Il y a également un dicton d’Anvers de l’époque disant que :
« Une femme seule fait du boucan, deux femmes causent beaucoup de difficultés, trois femmes se rassemblent uniquement pour faire du commerce pour un marché annuel, quatre femmes mènent à la dispute, cinq femmes forment une armée et pour lutter contre six femmes Satan n’a pas lui-même une arme pour les combattre. »
C’est intéressant, car c’est une reconnaissance ouverte, contradictoire, de la richesse de la psyché féminine, de sa profondeur immense, de sa très grande violence également.
L’œuvre est clairement à rapprocher de l’œuvre de Jérôme Bosch. On peut alors dire que Bruegel fait ici pratiquement un exercice de style. Mais dialectiquement, on peut l’interpréter comme une reconnaissance de la femme et de sa réalité, de sa situation provoquée par des siècles de patriarcat.
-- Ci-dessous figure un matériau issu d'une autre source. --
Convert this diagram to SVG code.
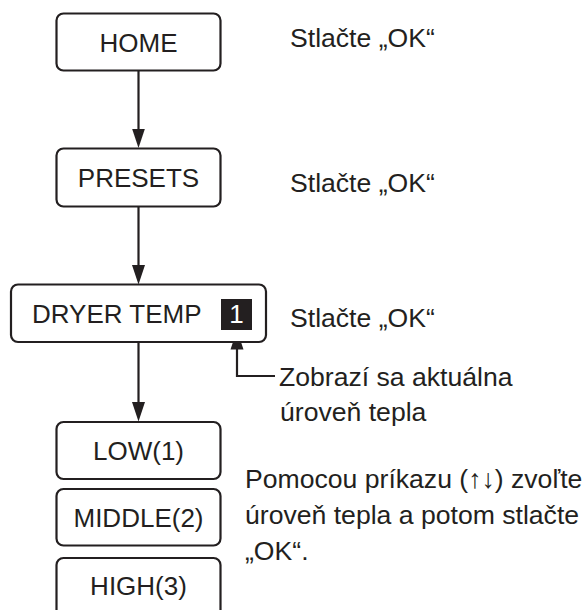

C’est une reconnaissance inégale, puissamment contradictoire.
Ce qui est intéressant, c’est que par Margot la folle, on vise surtout à dénoncer l’avarice. Mais là, on a une expression de la puissance féminine, avec même une armée de femmes.
Margot la folle, de taille géante, entraîne dans son sillage des femmes combatives, complètement à rebours de ce qui est attendu de la part des femmes au moyen-âge. C’est là qu’on voit qu’avec les villes, les femmes ont pu gagner en affirmation de leur existence.
Le moyen-âge et la féodalité n’ont été qu’un sas entre le patriarcat et l’esclavage qui ont précédés et le capitalisme et ses villes « citoyennes » qui ont suivi.
Le tableau est souvent présenté comme inquiétant et volcanique. Volcanique, il l’est, mais on ne peut pas vraiment parler de dimension inquiétante, dans la mesure où il est trop délirant pour ça.
Pour le coup, on en revient à la question de l’influence du baroque et de l’Espagne. Un tel foisonnement dépasse la simple logique compositionnelle complexe urbaine, on est vraiment dans une sorte de délire maîtrisée.
Il est vrai que c’était là s’appuyer sur de puissants ressorts pour pouvoir présenter la complexité féminine. Loin de ramener la question démocratique à une simple question d’égalité, Bruegel expose la puissance féminine latente, masquée.
En ce sens, ce tableau est un manifeste des femmes, produit de manière indirecte et contradictoire, de manière inégale et à travers un jeu de miroir puisque vu, ressenti par un homme.